WHAT THE TASK REQUIRES
Write out the full listing exactly as given, minus the images.

DATA
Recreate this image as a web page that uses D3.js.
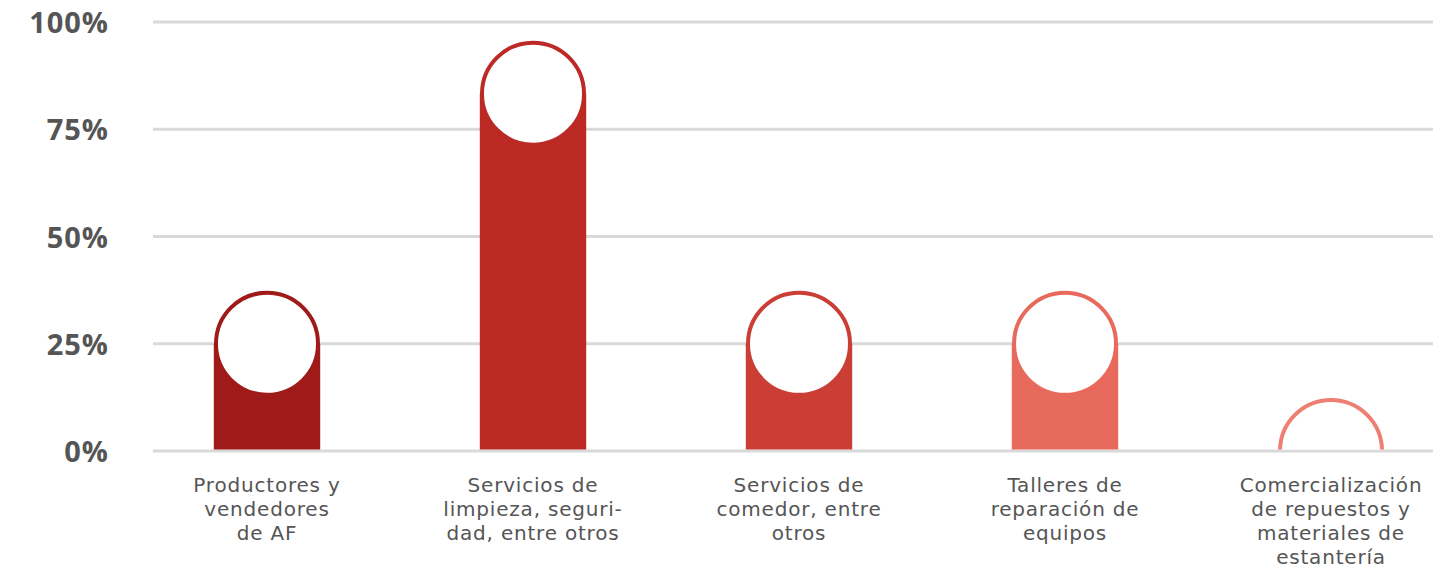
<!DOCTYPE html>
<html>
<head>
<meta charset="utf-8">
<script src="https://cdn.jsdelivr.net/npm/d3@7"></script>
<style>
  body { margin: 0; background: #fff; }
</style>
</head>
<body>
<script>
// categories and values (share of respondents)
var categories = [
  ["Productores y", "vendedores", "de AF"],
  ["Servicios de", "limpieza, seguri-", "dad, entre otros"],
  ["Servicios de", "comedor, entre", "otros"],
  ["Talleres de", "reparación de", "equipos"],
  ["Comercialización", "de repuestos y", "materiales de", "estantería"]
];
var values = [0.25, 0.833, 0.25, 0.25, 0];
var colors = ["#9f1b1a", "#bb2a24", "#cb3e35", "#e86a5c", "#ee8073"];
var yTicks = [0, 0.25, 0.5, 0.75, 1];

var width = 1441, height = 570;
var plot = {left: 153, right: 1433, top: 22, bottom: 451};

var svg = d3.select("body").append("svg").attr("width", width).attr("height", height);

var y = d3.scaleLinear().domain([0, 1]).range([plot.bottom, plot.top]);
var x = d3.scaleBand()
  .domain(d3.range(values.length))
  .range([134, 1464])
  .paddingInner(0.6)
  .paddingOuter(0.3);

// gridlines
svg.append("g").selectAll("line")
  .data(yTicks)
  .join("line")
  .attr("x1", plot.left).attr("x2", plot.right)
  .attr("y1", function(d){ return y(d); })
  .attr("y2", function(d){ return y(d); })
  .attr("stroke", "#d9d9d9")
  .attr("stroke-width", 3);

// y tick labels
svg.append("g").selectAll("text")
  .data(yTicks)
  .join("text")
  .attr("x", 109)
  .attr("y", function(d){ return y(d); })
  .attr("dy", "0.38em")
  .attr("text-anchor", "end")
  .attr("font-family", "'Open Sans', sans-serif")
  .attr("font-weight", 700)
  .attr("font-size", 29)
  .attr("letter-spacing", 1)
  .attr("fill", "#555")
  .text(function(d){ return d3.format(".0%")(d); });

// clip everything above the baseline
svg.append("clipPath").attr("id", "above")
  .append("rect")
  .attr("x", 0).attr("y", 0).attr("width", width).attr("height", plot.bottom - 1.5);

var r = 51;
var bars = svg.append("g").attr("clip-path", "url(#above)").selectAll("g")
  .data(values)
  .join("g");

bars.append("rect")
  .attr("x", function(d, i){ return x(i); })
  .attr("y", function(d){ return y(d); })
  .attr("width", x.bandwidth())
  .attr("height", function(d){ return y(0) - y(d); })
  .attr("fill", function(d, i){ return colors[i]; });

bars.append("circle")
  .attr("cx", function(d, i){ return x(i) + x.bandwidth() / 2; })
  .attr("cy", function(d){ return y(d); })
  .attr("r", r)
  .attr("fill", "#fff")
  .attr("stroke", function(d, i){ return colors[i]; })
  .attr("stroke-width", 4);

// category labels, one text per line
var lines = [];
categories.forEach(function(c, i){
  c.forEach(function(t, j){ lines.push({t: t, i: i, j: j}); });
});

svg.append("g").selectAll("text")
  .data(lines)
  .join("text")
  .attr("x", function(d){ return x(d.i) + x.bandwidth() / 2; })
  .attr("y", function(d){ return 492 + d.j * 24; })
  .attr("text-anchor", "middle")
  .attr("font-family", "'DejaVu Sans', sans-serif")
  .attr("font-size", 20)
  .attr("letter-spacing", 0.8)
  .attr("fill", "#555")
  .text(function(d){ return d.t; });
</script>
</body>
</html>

EXERCISE SOLUTION
Recreate this image as a web page that uses D3.js.
<!DOCTYPE html>
<html>
<head>
<meta charset="utf-8">
<script src="https://cdn.jsdelivr.net/npm/d3@7"></script>
<style>
  body { margin: 0; background: #fff; }
</style>
</head>
<body>
<script>
// categories and values (share of respondents)
var categories = [
  ["Productores y", "vendedores", "de AF"],
  ["Servicios de", "limpieza, seguri-", "dad, entre otros"],
  ["Servicios de", "comedor, entre", "otros"],
  ["Talleres de", "reparación de", "equipos"],
  ["Comercialización", "de repuestos y", "materiales de", "estantería"]
];
var values = [0.25, 0.833, 0.25, 0.25, 0];
var colors = ["#9f1b1a", "#bb2a24", "#cb3e35", "#e86a5c", "#ee8073"];
var yTicks = [0, 0.25, 0.5, 0.75, 1];

var width = 1441, height = 570;
var plot = {left: 153, right: 1433, top: 22, bottom: 451};

var svg = d3.select("body").append("svg").attr("width", width).attr("height", height);

var y = d3.scaleLinear().domain([0, 1]).range([plot.bottom, plot.top]);
var x = d3.scaleBand()
  .domain(d3.range(values.length))
  .range([134, 1464])
  .paddingInner(0.6)
  .paddingOuter(0.3);

// gridlines
svg.append("g").selectAll("line")
  .data(yTicks)
  .join("line")
  .attr("x1", plot.left).attr("x2", plot.right)
  .attr("y1", function(d){ return y(d); })
  .attr("y2", function(d){ return y(d); })
  .attr("stroke", "#d9d9d9")
  .attr("stroke-width", 3);

// y tick labels
svg.append("g").selectAll("text")
  .data(yTicks)
  .join("text")
  .attr("x", 109)
  .attr("y", function(d){ return y(d); })
  .attr("dy", "0.38em")
  .attr("text-anchor", "end")
  .attr("font-family", "'Open Sans', sans-serif")
  .attr("font-weight", 700)
  .attr("font-size", 29)
  .attr("letter-spacing", 1)
  .attr("fill", "#555")
  .text(function(d){ return d3.format(".0%")(d); });

// clip everything above the baseline
svg.append("clipPath").attr("id", "above")
  .append("rect")
  .attr("x", 0).attr("y", 0).attr("width", width).attr("height", plot.bottom - 1.5);

var r = 51;
var bars = svg.append("g").attr("clip-path", "url(#above)").selectAll("g")
  .data(values)
  .join("g");

bars.append("rect")
  .attr("x", function(d, i){ return x(i); })
  .attr("y", function(d){ return y(d); })
  .attr("width", x.bandwidth())
  .attr("height", function(d){ return y(0) - y(d); })
  .attr("fill", function(d, i){ return colors[i]; });

bars.append("circle")
  .attr("cx", function(d, i){ return x(i) + x.bandwidth() / 2; })
  .attr("cy", function(d){ return y(d); })
  .attr("r", r)
  .attr("fill", "#fff")
  .attr("stroke", function(d, i){ return colors[i]; })
  .attr("stroke-width", 4);

// category labels, one text per line
var lines = [];
categories.forEach(function(c, i){
  c.forEach(function(t, j){ lines.push({t: t, i: i, j: j}); });
});

svg.append("g").selectAll("text")
  .data(lines)
  .join("text")
  .attr("x", function(d){ return x(d.i) + x.bandwidth() / 2; })
  .attr("y", function(d){ return 492 + d.j * 24; })
  .attr("text-anchor", "middle")
  .attr("font-family", "'DejaVu Sans', sans-serif")
  .attr("font-size", 20)
  .attr("letter-spacing", 0.8)
  .attr("fill", "#555")
  .text(function(d){ return d.t; });
</script>
</body>
</html>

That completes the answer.